# GIVEN EXERCISE
Below are the records; collect from them each line containing the string "with".

# DATA EXTRACT

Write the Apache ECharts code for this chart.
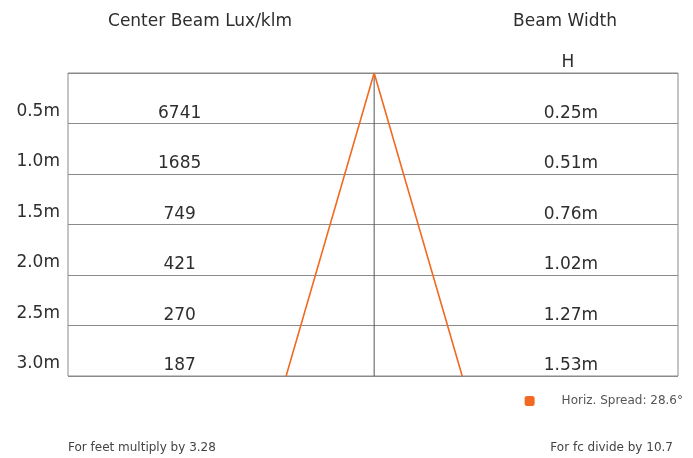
<!DOCTYPE html>
<html><head><meta charset="utf-8">
<script src="https://cdn.jsdelivr.net/npm/echarts@6/dist/echarts.min.js"></script>
<style>html,body{margin:0;padding:0;background:#fff}#c{width:693px;height:458px}</style>
</head><body><div id="c"></div>
<script>
const distances = [0.5, 1.0, 1.5, 2.0, 2.5, 3.0];
const luxValues = [6741, 1685, 749, 421, 270, 187];
const beamWidths = [0.25, 0.51, 0.76, 1.02, 1.27, 1.53];
const spreadLabel = 'Horiz. Spread: 28.6°';
const footLeft = 'For feet multiply by 3.28';
const footRight = 'For fc divide by 10.7';

const FONT = '"DejaVu Sans", sans-serif';
const TXT = '#2e2e2e';
const ORANGE = '#f26a21';
const GRID = '#8a8a8a';
const LUX_X = -1.69, BW_X = 1.71;
const maxD = distances[distances.length - 1];
const half = beamWidths[beamWidths.length - 1] / 2;

const chart = echarts.init(document.getElementById('c'));
chart.setOption({
  animation: false,
  title: [
    {text: 'Center Beam Lux/klm', left: 195, top: 8, textAlign: 'center', textStyle: {fontFamily: FONT, fontWeight: 'normal', fontSize: 17, color: TXT}},
    {text: 'Beam Width', left: 560, top: 8, textAlign: 'center', textStyle: {fontFamily: FONT, fontWeight: 'normal', fontSize: 17, color: TXT}},
    {text: 'H', left: 563, top: 49, textAlign: 'center', textStyle: {fontFamily: FONT, fontWeight: 'normal', fontSize: 17, color: TXT}},
    {text: footLeft, left: 63, top: 437, textStyle: {fontFamily: FONT, fontWeight: 'normal', fontSize: 12, color: '#444'}},
    {text: footRight, right: 15, top: 437, textStyle: {fontFamily: FONT, fontWeight: 'normal', fontSize: 12, color: '#444'}}
  ],
  legend: {
    right: 5, top: 390, icon: 'roundRect', itemWidth: 10, itemHeight: 10,
    data: [{name: spreadLabel, itemStyle: {color: ORANGE}}],
    textStyle: {fontFamily: FONT, fontSize: 12, color: '#555', padding: [0, 0, 0, 22]}
  },
  grid: {left: 68, right: 15, top: 73, bottom: 82, show: true, borderColor: GRID, borderWidth: 1},
  xAxis: {type: 'value', min: -2.66, max: 2.64, show: false},
  yAxis: {
    type: 'value', inverse: true, min: 0, max: maxD, interval: 0.5,
    axisLine: {show: false}, axisTick: {show: false},
    splitLine: {show: true, lineStyle: {color: GRID, width: 1}},
    axisLabel: {
      margin: 8, fontFamily: FONT, fontSize: 17, color: TXT, verticalAlign: 'bottom', lineHeight: 24,
      formatter: v => v === 0 ? '' : v.toFixed(1) + 'm'
    }
  },
  series: [
    {type: 'line', silent: true, symbol: 'none', lineStyle: {color: '#555', width: 1},
     data: [[0, 0], [0, maxD]]},
    {name: spreadLabel, type: 'line', symbol: 'none', itemStyle: {color: ORANGE}, lineStyle: {color: ORANGE, width: 1.6},
     data: [[-half, maxD], [0, 0], [half, maxD]]},
    {type: 'scatter', symbolSize: 0, silent: true, itemStyle: {opacity: 1},
     data: distances.map((d, i) => [LUX_X, d, luxValues[i]]),
     label: {show: true, position: 'inside', offset: [0, -10], fontFamily: FONT, fontSize: 17, color: TXT, formatter: p => String(p.value[2])}},
    {type: 'scatter', symbolSize: 0, silent: true, itemStyle: {opacity: 1},
     data: distances.map((d, i) => [BW_X, d, beamWidths[i]]),
     label: {show: true, position: 'inside', offset: [0, -10], fontFamily: FONT, fontSize: 17, color: TXT, formatter: p => p.value[2].toFixed(2) + 'm'}}
  ]
});
</script></body></html>
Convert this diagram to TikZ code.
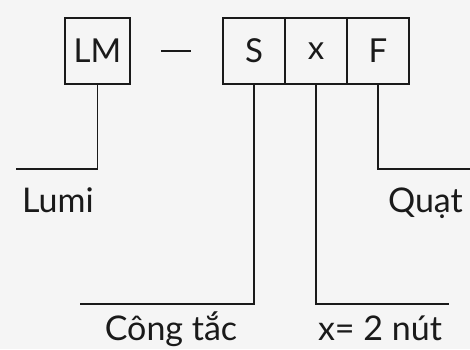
\documentclass[tikz,border=0pt]{standalone}
\usepackage{fontspec}
\setmainfont{Lato}
\definecolor{bg}{HTML}{F5F5F5}
\definecolor{ink}{HTML}{1A1A1A}
\begin{document}
\begin{tikzpicture}[x=1pt,y=1pt,
  cell/.style={draw=ink,line width=1.3pt,minimum height=66pt,inner sep=0pt,font=\fontsize{33}{38}\selectfont,text=ink},
  lbl/.style={inner sep=0pt,font=\fontsize{34}{40}\selectfont,text=ink},
  wire/.style={draw=ink,line width=1.3pt}]
\fill[bg] (0,0) rectangle (470,349);
\useasboundingbox (0,0) rectangle (470,349);
\node[cell,minimum width=65pt] (LM) at (97.5,298) {LM};
\node[cell,minimum width=62pt] (S) at (254,298) {S};
\node[cell,minimum width=62pt] (X) at (316,298) {x};
\node[cell,minimum width=62pt] (F) at (378,298) {F};
\node[inner sep=0pt,minimum width=30pt,minimum height=0pt] (dash) at (176,298) {};
\draw[wire] (dash.west) -- (dash.east);
\coordinate (lumiend) at (16,180);
\coordinate (send) at (80,45);
\coordinate (xend) at (449,45);
\coordinate (fend) at (470,180);
\draw[wire] (LM.south) |- (lumiend);
\draw[wire] (S.south) |- (send);
\draw[wire] (X.south) |- (xend);
\draw[wire] (F.south) |- (fend);
\node[lbl,anchor=base west] (lumi) at (22,137) {Lumi};
\node[lbl,anchor=base east] (quat) at (463,137) {Quạt};
\node[lbl,anchor=base] (cong) at (171,9) {Công tắc};
\node[lbl,anchor=base] (nut) at (380,9) {x= 2 nút};
\end{tikzpicture}
\end{document}
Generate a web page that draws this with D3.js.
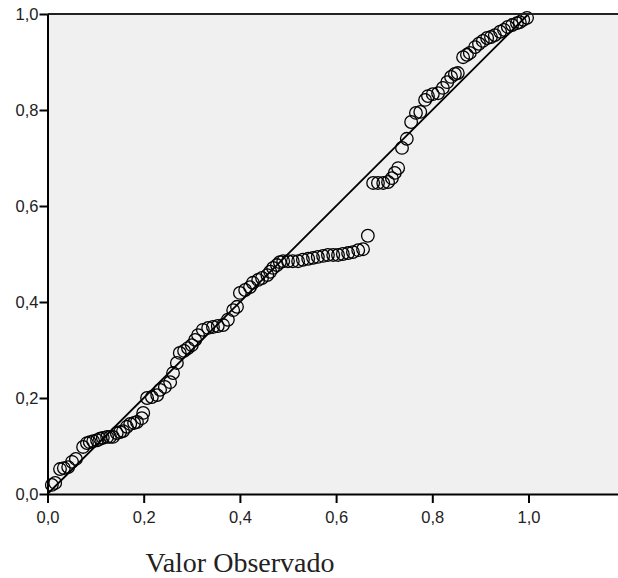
<!DOCTYPE html>
<html>
<head>
<meta charset="utf-8">
<script src="https://cdn.jsdelivr.net/npm/d3@7"></script>
<style>
  body { margin: 0; background: #fff; }
  svg { display: block; }
</style>
</head>
<body>
<div id="chart"></div>
<script>
const observado = [
    0.009, 0.016, 0.026, 0.034, 0.043, 0.051, 0.059, 0.074, 0.082, 0.088,
    0.095, 0.103, 0.109, 0.115, 0.124, 0.130, 0.136, 0.144, 0.151, 0.157,
    0.165, 0.172, 0.180, 0.186, 0.196, 0.199, 0.207, 0.217, 0.228, 0.234,
    0.244, 0.255, 0.261, 0.269, 0.275, 0.284, 0.292, 0.300, 0.307, 0.313,
    0.323, 0.334, 0.344, 0.354, 0.365, 0.375, 0.386, 0.394, 0.400, 0.411,
    0.421, 0.427, 0.438, 0.446, 0.457, 0.463, 0.469, 0.477, 0.483, 0.490,
    0.500, 0.510, 0.521, 0.531, 0.542, 0.552, 0.562, 0.573, 0.583, 0.594,
    0.604, 0.614, 0.625, 0.635, 0.646, 0.656, 0.666, 0.677, 0.687, 0.698,
    0.708, 0.716, 0.722, 0.729, 0.737, 0.747, 0.756, 0.766, 0.775, 0.785,
    0.791, 0.801, 0.812, 0.822, 0.831, 0.839, 0.847, 0.853, 0.864, 0.872,
    0.878, 0.889, 0.897, 0.905, 0.914, 0.922, 0.930, 0.941, 0.949, 0.957,
    0.966, 0.976, 0.982, 0.989, 0.997
];
const esperado = [
    0.019, 0.023, 0.052, 0.054, 0.056, 0.067, 0.073, 0.098, 0.106, 0.108,
    0.110, 0.112, 0.115, 0.117, 0.119, 0.119, 0.119, 0.127, 0.129, 0.131,
    0.140, 0.146, 0.148, 0.150, 0.158, 0.169, 0.200, 0.202, 0.206, 0.217,
    0.223, 0.233, 0.252, 0.273, 0.294, 0.298, 0.304, 0.310, 0.321, 0.331,
    0.342, 0.346, 0.348, 0.350, 0.352, 0.363, 0.383, 0.390, 0.419, 0.425,
    0.431, 0.440, 0.446, 0.450, 0.456, 0.463, 0.471, 0.477, 0.483, 0.485,
    0.485, 0.485, 0.485, 0.488, 0.490, 0.492, 0.494, 0.496, 0.498, 0.498,
    0.498, 0.500, 0.502, 0.504, 0.508, 0.510, 0.538, 0.648, 0.648, 0.648,
    0.650, 0.658, 0.669, 0.679, 0.721, 0.740, 0.775, 0.794, 0.796, 0.821,
    0.829, 0.833, 0.835, 0.846, 0.858, 0.869, 0.875, 0.877, 0.910, 0.915,
    0.919, 0.931, 0.938, 0.944, 0.950, 0.952, 0.956, 0.963, 0.967, 0.973,
    0.977, 0.981, 0.983, 0.988, 0.992
];
const ticks = [0, 0.2, 0.4, 0.6, 0.8, 1.0];
const linhaRef = [0, 1];
const tituloX = "Valor Observado";

const data = observado.map((v, i) => ({ x: v, y: esperado[i] }));

const margin = { top: 14, right: 0, bottom: 84, left: 47.5 },
    width = 618 - margin.left - margin.right,
    height = 578 - margin.top - margin.bottom;

const ptBR = d3.formatLocale({ decimal: ",", thousands: ".", grouping: [3], currency: ["R$", ""] });
const fmt = ptBR.format(".1f");

const svgContainer = d3.select("#chart").append("svg")
    .attr("width", 618)
    .attr("height", 578);

const svg = svgContainer.append("g")
    .attr("transform", `translate(${margin.left},${margin.top})`);

const x = d3.scaleLinear()
    .domain([0, width / 481])
    .range([0, width]);

const y = d3.scaleLinear()
    .domain([0, 1])
    .range([height, 0]);

svg.append("rect")
    .attr("width", width)
    .attr("height", height)
    .attr("fill", "#f0f0f0");

// linha de referencia
svg.append("line")
    .attr("x1", x(linhaRef[0]))
    .attr("y1", y(linhaRef[0]))
    .attr("x2", x(linhaRef[1]))
    .attr("y2", y(linhaRef[1]))
    .attr("stroke", "#000")
    .attr("stroke-width", 1.8);

svg.selectAll("circle")
    .data(data)
    .join("circle")
    .attr("cx", d => x(d.x))
    .attr("cy", d => y(d.y))
    .attr("r", 6.3)
    .attr("fill", "none")
    .attr("stroke", "#000")
    .attr("stroke-width", 1.3);

// borda superior
svg.append("line")
    .attr("x1", 0)
    .attr("x2", width)
    .attr("y1", 0)
    .attr("y2", 0)
    .attr("stroke", "#222")
    .attr("stroke-width", 1.8);

const xAxisGroup = svg.append("g")
    .attr("transform", `translate(0,${height})`)
    .call(d3.axisBottom(x).tickValues(ticks).tickFormat(fmt).tickSize(9).tickSizeOuter(0).tickPadding(8));

const yAxisGroup = svg.append("g")
    .call(d3.axisLeft(y).tickValues(ticks).tickFormat(fmt).tickSize(8).tickSizeOuter(0).tickPadding(1));

[xAxisGroup, yAxisGroup].forEach(g => {
    g.selectAll("line").style("stroke", "#000").style("stroke-width", 2);
    g.selectAll("path").style("stroke", "#000").style("stroke-width", 2);
    g.selectAll("text")
        .style("fill", "#222")
        .style("font-family", "'Liberation Sans', Arial, sans-serif")
        .style("font-size", "16.5px");
});

svgContainer.append("text")
    .attr("x", 240)
    .attr("y", 572)
    .attr("text-anchor", "middle")
    .style("font-family", "'Liberation Serif', 'DejaVu Serif', serif")
    .style("font-size", "28px")
    .style("fill", "#222")
    .text(tituloX);
</script>
</body>
</html>
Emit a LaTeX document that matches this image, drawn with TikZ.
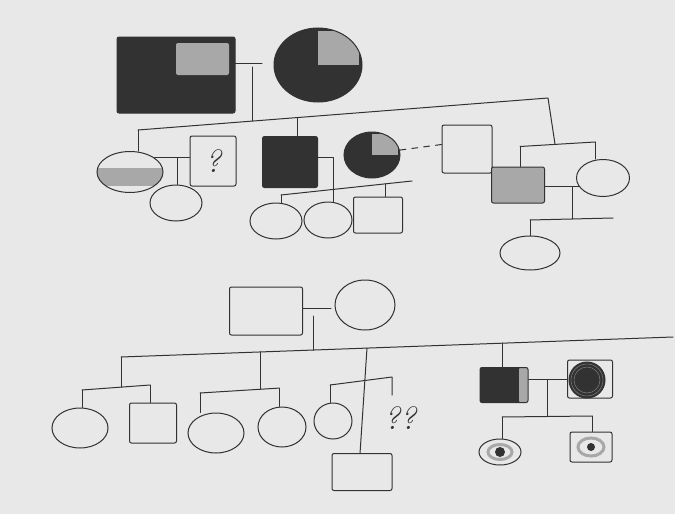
\documentclass[tikz,border=0pt]{standalone}
\usetikzlibrary{shapes.geometric}
\definecolor{bg}{RGB}{232,232,232}
\definecolor{ink}{RGB}{50,50,50}
\definecolor{dk}{RGB}{50,50,50}
\definecolor{md}{RGB}{168,168,168}
\newcommand\qfont{\fontsize{32}{32}\selectfont\itshape}
\begin{document}
\begin{tikzpicture}[x=1pt,y=-1pt,
  ln/.style={draw=ink,line width=1pt,line cap=round,line join=round},
  sq/.style={rectangle,draw=ink,line width=1pt,inner sep=0pt,rounded corners=2pt},
  el/.style={ellipse,draw=ink,line width=1pt,inner sep=0pt},
  quad/.style={path picture={\fill[dk] (path picture bounding box.south west) rectangle (path picture bounding box.north east);
     \fill[md] (path picture bounding box.center) rectangle ([xshift=-#1,yshift=-#1]path picture bounding box.north east);}},
  quad/.default=3pt,
  band/.style={path picture={\fill[md] ([yshift=-14pt]path picture bounding box.west) rectangle ([yshift=4pt]path picture bounding box.east);}},
  strip/.style={path picture={\fill[dk] (path picture bounding box.south west) rectangle (path picture bounding box.north east);
     \fill[md] ([xshift=-9pt]path picture bounding box.south east) rectangle (path picture bounding box.north east);}},
  dot/.style={circle,fill=dk,inner sep=0pt,minimum size=#1},
  ring/.style={ellipse,draw=md,line width=3pt,inner sep=0pt}
]
\fill[bg] (0,0) rectangle (675,514);
\useasboundingbox (0,0) rectangle (675,514);

% ---------- Generation I ----------
\node[sq,minimum width=118pt,minimum height=76pt,quad=6pt] (gf) at (176,75) {};
\node[el,minimum width=88pt,minimum height=74pt,quad=3pt] (gm) at (318,65) {};
\coordinate (m1) at (262,63);
\coordinate (m1d) at (252,67);
\draw[ln] (gf.east |- m1) -- (m1);
\coordinate (s1L) at (138,130);
\coordinate (s1a) at (252,121);
\coordinate (s1b) at (297,117.6);
\coordinate (s1R) at (548,98);
\coordinate (s2top) at (555,144);
\draw[ln] (m1d) -- (s1a);
\draw[ln] (s1L) -- (s1R) -- (s2top);

% ---------- Generation II ----------
\node[el,minimum width=66pt,minimum height=41pt,band] (c1) at (130,172) {};
\node[sq,minimum width=46pt,minimum height=50pt,font=\qfont,text=ink] (c1sp) at (213,161) {?};
\node[el,minimum width=52pt,minimum height=36pt] (c1ch) at (176,203) {};
\coordinate (m2) at (177,158);
\draw[ln] (s1L) -- (s1L |- c1.north);
\draw[ln] (c1.30) -- (c1.30 -| c1sp.west);
\draw[ln] (m2) -- (m2 |- c1ch.north);

\node[sq,minimum width=55pt,minimum height=51pt,fill=dk] (c2) at (290,162) {};
\node[el,minimum width=56pt,minimum height=46pt,quad=2pt] (c2sp) at (372,155) {};
\draw[ln] (s1b) -- (s1b |- c2.north);
\coordinate (m3) at (333,157);
\coordinate (s3m) at (333,189.5);
\coordinate (s3L) at (281,195);
\coordinate (s3R) at (412,181);
\coordinate (s3c) at (385,184);
\draw[ln] (c2.east |- m3) -- (m3) -- (s3m);
\draw[ln] (s3L) -- (s3R);
\node[el,minimum width=52pt,minimum height=36pt] (g1) at (276,221) {};
\node[el,minimum width=48pt,minimum height=36pt] (g2) at (328,220) {};
\node[sq,minimum width=49pt,minimum height=36pt] (g3) at (378,215) {};
\draw[ln] (s3L) -- (s3L |- g1.north);
\draw[ln] (s3m) -- (s3m |- g2.north);
\draw[ln] (s3c) -- (s3c |- g3.north);

\node[sq,minimum width=50pt,minimum height=48pt] (sqU) at (467,149) {};
\draw[ln,dash pattern=on 6pt off 6pt] (c2sp.10) -- (sqU.170);

\coordinate (s2L) at (520,146.5);
\coordinate (s2R) at (595,142);
\draw[ln] (s2L) -- (s2R);
\node[sq,minimum width=53pt,minimum height=36pt,fill=md] (c4) at (518,185) {};
\node[el,minimum width=53pt,minimum height=37pt] (c4sp) at (603,178) {};
\draw[ln] (s2L) -- (s2L |- c4.north);
\draw[ln] (s2R) -- (s2R |- c4sp.north);
\draw[ln] (c4.east |- c4sp.200) -- (c4sp.200);
\coordinate (m4) at (572,186.5);
\coordinate (s4m) at (572,219);
\coordinate (s4L) at (530,220);
\coordinate (s4R) at (613,218);
\draw[ln] (m4) -- (s4m);
\draw[ln] (s4L) -- (s4R);
\node[el,minimum width=60pt,minimum height=34pt] (c4ch) at (530,253) {};
\draw[ln] (s4L) -- (s4L |- c4ch.north);

% ---------- Second family ----------
\node[sq,minimum width=73pt,minimum height=48pt] (P) at (266,311) {};
\node[el,minimum width=60pt,minimum height=50pt] (Q) at (365,305) {};
\coordinate (m5) at (331,308);
\coordinate (m5d) at (313,316);
\coordinate (Lm) at (313,350.1);
\draw[ln] (P.east |- m5) -- (m5);
\draw[ln] (m5d) -- (Lm);
\coordinate (LL) at (121,357);
\coordinate (LR) at (673,337);
\coordinate (La) at (260,352);
\coordinate (Lb) at (367,348.1);
\coordinate (Lc) at (502,343.2);
\draw[ln] (LL) -- (LR);

% left group
\coordinate (a0) at (121,387.1);
\coordinate (aL) at (82,390);
\coordinate (aR) at (150,385);
\draw[ln] (LL) -- (a0);
\draw[ln] (aL) -- (aR);
\node[el,minimum width=56pt,minimum height=40pt] (e1) at (80,428) {};
\node[sq,minimum width=47pt,minimum height=40pt] (sqa) at (153,423) {};
\draw[ln] (aL) -- (aL |- e1.north);
\draw[ln] (aR) -- (aR |- sqa.north);

% middle group
\coordinate (b0) at (260,389.2);
\coordinate (bL) at (200,393);
\coordinate (bR) at (279,388.1);
\draw[ln] (La) -- (b0);
\draw[ln] (bL) -- (bR);
\node[el,minimum width=56pt,minimum height=40pt] (e2) at (216,433) {};
\node[el,minimum width=48pt,minimum height=40pt] (e3) at (282,427) {};
\draw[ln] (bL) -- (bL |- e2.north);
\draw[ln] (bR) -- (bR |- e3.north);

% right group
\node[sq,minimum width=60pt,minimum height=37pt] (sqb) at (362,472) {};
\coordinate (cbot) at (360,453.5);
\draw[ln] (Lb) -- (cbot);
\coordinate (cL) at (330,385);
\coordinate (cR) at (392,377);
\coordinate (cR2) at (392,395);
\draw[ln] (cL) -- (cR) -- (cR2);
\node[el,minimum width=38pt,minimum height=36pt] (e4) at (333,421) {};
\draw[ln] (cL) -- (cL |- e4.north);
\node[font=\qfont,text=ink] (qq) at (400,418) {??};

% right family
\node[sq,minimum width=48pt,minimum height=35pt,strip] (R1) at (504,385) {};
\node[sq,minimum width=45pt,minimum height=38pt] (R2) at (590,379) {};
\node[circle,fill=dk,draw=ink,line width=1pt,minimum size=36pt,inner sep=0pt] (R2c) at (587,380) {};
\draw[gray,line width=0.5pt] (R2c) circle (13pt);
\draw[gray,line width=0.5pt] (R2c) circle (16pt);
\draw[ln] (Lc) -- (Lc |- R1.north);
\coordinate (m6) at (547,379.5);
\coordinate (s6m) at (547,416.5);
\draw[ln] (R1.east |- m6) -- (R2.west |- m6);
\draw[ln] (m6) -- (s6m);
\coordinate (s6L) at (502,417);
\coordinate (s6R) at (592,416);
\draw[ln] (s6L) -- (s6R);
\node[el,minimum width=42pt,minimum height=26pt] (ch1) at (500,452) {};
\node[sq,minimum width=42pt,minimum height=30pt] (ch2) at (591,447) {};
\draw[ln] (s6L) -- (s6L |- ch1.north);
\draw[ln] (s6R) -- (s6R |- ch2.north);
\node[ring,minimum width=24pt,minimum height=15pt] (ch1r) at (ch1) {};
\node[dot=10pt] (ch1d) at (ch1) {};
\node[ring,minimum width=26pt,minimum height=18pt] (ch2r) at (ch2) {};
\node[dot=8pt] (ch2d) at (ch2) {};
\end{tikzpicture}
\end{document}
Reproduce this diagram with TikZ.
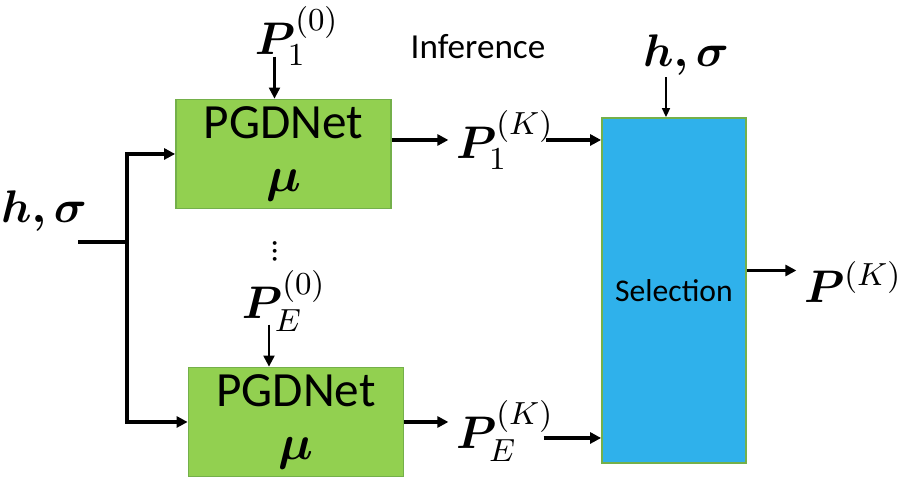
\documentclass[tikz,border=0pt]{standalone}
\usepackage{fix-cm}
\usepackage{amsmath,bm}
\usepackage{fontspec}
\setmainfont{Carlito}
\usetikzlibrary{arrows.meta,positioning,calc}

\definecolor{netgreen}{HTML}{92D050}
\definecolor{netedge}{HTML}{74B04A}
\definecolor{selblue}{HTML}{2FB1EB}

\begin{document}
\begin{tikzpicture}[
  >={Triangle[length=1.1mm,width=1.1mm]},
  net/.style={rectangle,draw=netedge,fill=netgreen,line width=0.5pt,
    minimum width=2.15cm,minimum height=1.09cm,align=center,inner sep=0pt,
    font=\fontsize{14}{15}\selectfont},
  selbox/.style={rectangle,draw=netedge,fill=selblue,line width=0.5pt,
    minimum width=1.44cm,minimum height=3.45cm,inner sep=0pt,
    font=\fontsize{9}{11}\selectfont},
  sym/.style={font=\fontsize{13}{15}\selectfont,inner sep=2pt},
  arr/.style={->,line width=0.9pt},
  feed/.style={->,line width=0.6pt},
  feedthin/.style={->,line width=0.45pt,>={Triangle[length=0.9mm,width=0.8mm]}}
]
\useasboundingbox (0,0) rectangle (9,4.8);

% Blocks
\node[net] (pgd1) at (2.835,3.26) {PGDNet\\$\bm{\mu}$};
\node[net] (pgd2) at (2.96,0.58) {PGDNet\\$\bm{\mu}$};
\node[selbox] (sel) at (6.74,1.895) {Selection};

% Labels
\node[sym] (hsl) at (0.44,2.69) {$\bm{h,\sigma}$};
\node[sym] (hst) at (6.86,4.25) {$\bm{h,\sigma}$};
\node[sym] (p10) at (2.97,4.44) {$\bm{P}_1^{(0)}$};
\node[sym] (pe0) at (2.84,1.79) {$\bm{P}_E^{(0)}$};
\node[sym] (p1k) at (5.05,3.40) {$\bm{P}_1^{(K)}$};
\node[sym] (pek) at (5.05,0.49) {$\bm{P}_E^{(K)}$};
\node[sym] (pk) at (8.53,1.98) {$\bm{P}^{(K)}$};
\node[font=\fontsize{10}{12}\selectfont] (inf) at (4.78,4.33) {Inference};
\node[font=\fontsize{9}{11}\selectfont,rotate=-90,inner sep=0pt] (dots) at (2.75,2.29) {\char"2026};

% Inputs
\coordinate (hsin) at (0.78,2.38);
\coordinate (split) at (1.27,2.38);
\draw[line width=0.9pt] (hsin) -- (split);
\draw[arr] (split) |- (pgd1.west);
\draw[arr] (split) |- (pgd2.west);
\draw[feed] ([xshift=-0.09cm,yshift=0.42cm]pgd1.north) -- ([xshift=-0.09cm]pgd1.north);
\draw[feed] ([xshift=-0.27cm,yshift=0.42cm]pgd2.north) -- ([xshift=-0.27cm]pgd2.north);
\draw[feedthin] ([xshift=-0.08cm,yshift=0.40cm]sel.north) -- ([xshift=-0.08cm]sel.north);

% Outputs
\draw[arr] (pgd1.east |- p1k.west) -- (p1k.west);
\draw[arr] ([xshift=-0.16cm]p1k.east) -- (p1k.east -| sel.west);
\draw[arr] (pgd2.east) -- (pgd2.east -| pek.west);
\draw[arr] ([xshift=-0.18cm,yshift=-0.07cm]pek.east) -- ([yshift=-0.07cm]pek.east -| sel.west);
\draw[arr] ([yshift=0.2cm]sel.east) -- ([yshift=0.2cm]sel.east -| pk.west);

\end{tikzpicture}
\end{document}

# TASK RESULT
Generate a web page that draws this with D3.js.
Emit a LaTeX document that matches this image, drawn with TikZ.
Reproduce this diagram with TikZ.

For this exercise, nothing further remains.